Differentially private cross-silo federated learning

• URL: http://arxiv.org/abs/2007.05553v1
• Date: Fri, 10 Jul 2020 18:15:10 GMT
• Title: Differentially private cross-silo federated learning
• Authors: Mikko A. Heikkil\"a, Antti Koskela, Kana Shimizu, Samuel Kaski, Antti Honkela
• Abstract summary: Strict privacy is of paramount importance in distributed machine learning. In this paper we combine additively homomorphic secure summation protocols with differential privacy in the so-called cross-silo federated learning setting. We demonstrate that our proposed solutions give prediction accuracy that is comparable to the non-distributed setting.

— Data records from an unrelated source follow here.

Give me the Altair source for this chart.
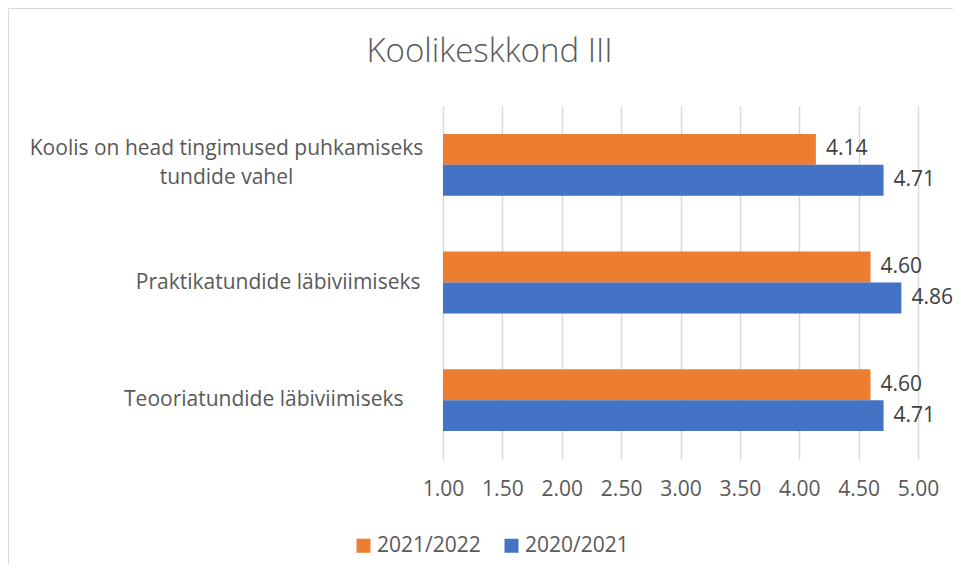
import altair as alt
import pandas as pd

categories = [
    "Koolis on head tingimused puhkamiseks|tundide vahel",
    "Praktikatundide läbiviimiseks",
    "Teooriatundide läbiviimiseks",
]
series = ["2021/2022", "2020/2021"]
values_2021_2022 = [4.14, 4.60, 4.60]
values_2020_2021 = [4.71, 4.86, 4.71]
x_ticks = [1.0, 1.5, 2.0, 2.5, 3.0, 3.5, 4.0, 4.5, 5.0]
colors = ["#ED7D31", "#4472C4"]
title_text = "Koolikeskkond III"

rows = []
for c, a, b in zip(categories, values_2021_2022, values_2020_2021):
    rows.append({"cat": c, "series": series[0], "value": a})
    rows.append({"cat": c, "series": series[1], "value": b})
df = pd.DataFrame(rows)

FONT = "Open Sans"
GRAY = "#595959"
FS = 21
W, H = 475, 353

is_multi = "indexof(datum.value, '|') >= 0"
is_teo = "indexof(datum.value, 'Teooria') == 0"

base = alt.Chart(df)

y_enc = alt.Y(
    "cat:N",
    sort=categories,
    scale=alt.Scale(paddingInner=0, paddingOuter=0),
    axis=alt.Axis(
        title=None, ticks=False, tickSize=0, domain=False,
        labelExpr="split(datum.value, '|')",
        labelAlign={"condition": {"test": is_multi, "value": "center"}, "value": "right"},
        labelPadding={
            "condition": [
                {"test": is_multi, "value": 217},
                {"test": is_teo, "value": 40},
            ],
            "value": 23,
        },
        labelOffset={"condition": {"test": is_multi, "value": -16}, "value": 0},
        labelFontSize=FS, labelColor=GRAY, labelFont=FONT,
        labelLineHeight=29, labelLimit=0,
    ),
)
yoff_enc = alt.YOffset(
    "series:N", sort=series, scale=alt.Scale(paddingInner=0, paddingOuter=0.903)
)
x_enc = alt.X(
    "value:Q",
    scale=alt.Scale(domain=[1, 5], nice=False, zero=False),
    axis=alt.Axis(
        values=x_ticks, format=".2f", title=None, grid=True, gridColor="#d9d9d9",
        gridWidth=1.5, ticks=False, domain=False, labelPadding=19, labelFontSize=FS,
        labelColor=GRAY, labelFont=FONT, labelFlush=False, labelOverlap=False,
    ),
)

bars = base.mark_bar().encode(
    x=x_enc,
    x2=alt.datum(1),
    y=y_enc,
    yOffset=yoff_enc,
    color=alt.Color(
        "series:N",
        sort=series,
        scale=alt.Scale(domain=series, range=colors),
        legend=alt.Legend(
            title=None, orient="none", legendX=-90, legendY=429, direction="horizontal",
            symbolType="square", symbolSize=196, symbolStrokeWidth=0, labelFontSize=FS,
            labelColor=GRAY, labelFont=FONT, columnPadding=20, labelOffset=3, padding=0,
        ),
    ),
)

labels = base.mark_text(
    align="left", baseline="middle", dx=10, fontSize=FS, font=FONT, color="#404040"
).encode(
    x="value:Q",
    y=alt.Y("cat:N", sort=categories),
    yOffset=alt.YOffset("series:N", sort=series),
    text=alt.Text("value:Q", format=".2f"),
)

one = alt.Chart(pd.DataFrame({"t": [title_text]}))

border = one.mark_rect(fillOpacity=0, stroke="#d9d9d9", strokeWidth=1).encode(
    x=alt.value(-434.5), x2=alt.value(700), y=alt.value(-97.5), y2=alt.value(700)
)

title = one.mark_text(
    align="center", baseline="alphabetic", fontSize=33, font=FONT, fontWeight=300,
    color=GRAY,
).encode(x=alt.value(46.5), y=alt.value(-44), text="t:N")

chart = alt.layer(border, title, bars, labels).properties(
    width=W,
    height=H,
    padding={"left": 435, "top": 98, "right": 945 - 435 - W, "bottom": 556 - 98 - H},
    autosize=alt.AutoSizeParams(type="none"),
).configure_view(strokeWidth=0)

chart.save("out.html", embed_options={"renderer": "svg", "actions": False})
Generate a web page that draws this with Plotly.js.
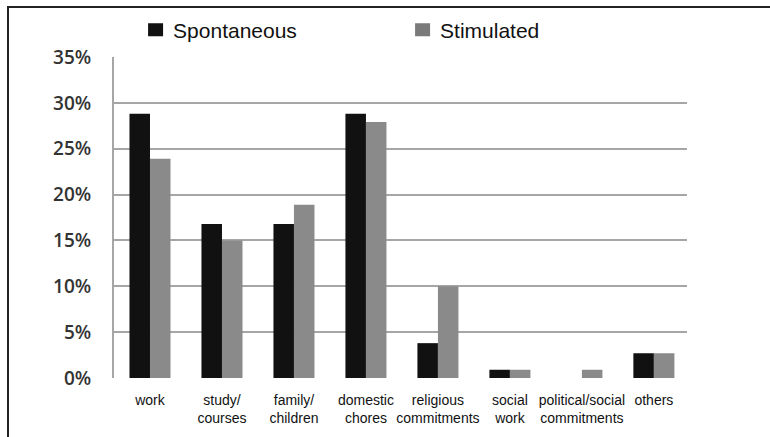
<!DOCTYPE html>
<html>
<head>
<meta charset="utf-8">
<script src="https://cdn.plot.ly/plotly-3.0.1.min.js"></script>
<style>
html,body{margin:0;padding:0;background:#fff;}
#wrap{position:relative;width:770px;height:437px;}
#chart{position:absolute;left:0;top:0;width:770px;height:437px;}
#frame{position:absolute;left:7px;top:6px;width:763px;height:431px;border-left:2px solid #222;border-top:2px solid #222;pointer-events:none;box-sizing:border-box;}
</style>
</head>
<body>
<div id="wrap"><div id="chart"></div><div id="frame"></div></div>
<script>
const categories = ["work", "study/<br>courses", "family/<br>children", "domestic<br>chores", "religious<br>commitments", "social<br>work", "political/social<br>commitments", "others"];
const spontaneous = [28.8, 16.8, 16.8, 28.8, 3.8, 0.9, 0, 2.7];
const stimulated = [23.9, 15.0, 18.9, 27.9, 10.0, 0.9, 0.9, 2.7];
const yTickVals = [0, 5, 10, 15, 20, 25, 30, 35];
const yTickText = ["0%", "5%", "10%", "15%", "20%", "25%", "30%", "35%"];

const traces = [
  {type: "bar", name: "Spontaneous", x: categories, y: spontaneous, marker: {color: "#111111"}, hoverinfo: "y"},
  {type: "bar", name: "Stimulated", x: categories, y: stimulated, marker: {color: "#8a8a8a"}, hoverinfo: "y"}
];

const layout = {
  width: 770, height: 437,
  margin: {l: 114, r: 83, t: 57, b: 59, pad: 0, autoexpand: false},
  paper_bgcolor: "#ffffff", plot_bgcolor: "#ffffff",
  barmode: "group", bargap: 0.43, bargroupgap: 0,
  font: {family: "Liberation Sans, Arial, sans-serif", color: "#111"},
  showlegend: true,
  legend: {
    orientation: "h", x: 0.0333, xanchor: "left", y: 1.084, yanchor: "middle",
    font: {size: 21, color: "#111", family: "Liberation Sans, Arial, sans-serif"},
    entrywidth: 222, entrywidthmode: "pixels", bgcolor: "rgba(0,0,0,0)", traceorder: "normal"
  },
  xaxis: {
    type: "category", range: [-0.5, 7.46], showgrid: false, zeroline: false,
    showline: false, ticks: "", tickangle: 0,
    tickfont: {size: 14, color: "#111", family: "Liberation Sans, Arial, sans-serif"},
    ticklabelstandoff: 12, fixedrange: true
  },
  yaxis: {
    range: [0, 35], tickvals: yTickVals, ticktext: yTickText,
    showgrid: true, gridcolor: "#a6a6a6", gridwidth: 2,
    zeroline: false, showline: true, linecolor: "#a6a6a6", linewidth: 2,
    ticks: "", tickfont: {size: 19, color: "#333", family: "Open Sans, sans-serif", weight: 600},
    ticklabelstandoff: 17, fixedrange: true
  }
};

Plotly.newPlot("chart", traces, layout, {displayModeBar: false, staticPlot: true}).then(function(gd){
  const cols = ["#111111", "#7a7a7a"];
  gd.querySelectorAll(".legend .legendpoints path").forEach(function(p, i){
    p.setAttribute("d", "M7.5,6.5H-7.5V-6.5H7.5Z");
    p.setAttribute("transform", "translate(22.5,0)");
    p.style.stroke = "none";
    p.style.fill = cols[i] || p.style.fill;
  });
});
</script>
</body>
</html>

• Score: 16.38610531397378
• License: http://arxiv.org/licenses/nonexclusive-distrib/1.0/
• Abstract: Strict privacy is of paramount importance in distributed machine learning. Federated learning, with the main idea of communicating only what is needed for learning, has been recently introduced as a general approach for distributed learning to enhance learning and improve security. However, federated learning by itself does not guarantee any privacy for data subjects. To quantify and control how much privacy is compromised in the worst-case, we can use differential privacy. In this paper we combine additively homomorphic secure summation protocols with differential privacy in the so-called cross-silo federated learning setting. The goal is to learn complex models like neural networks while guaranteeing strict privacy for the individual data subjects. We demonstrate that our proposed solutions give prediction accuracy that is comparable to the non-distributed setting, and are fast enough to enable learning models with millions of parameters in a reasonable time. To enable learning under strict privacy guarantees that need privacy amplification by subsampling, we present a general algorithm for oblivious distributed subsampling. However, we also argue that when malicious parties are present, a simple approach using distributed Poisson subsampling gives better privacy. Finally, we show that by leveraging random projections we can further scale-up our approach to larger models while suffering only a modest performance loss.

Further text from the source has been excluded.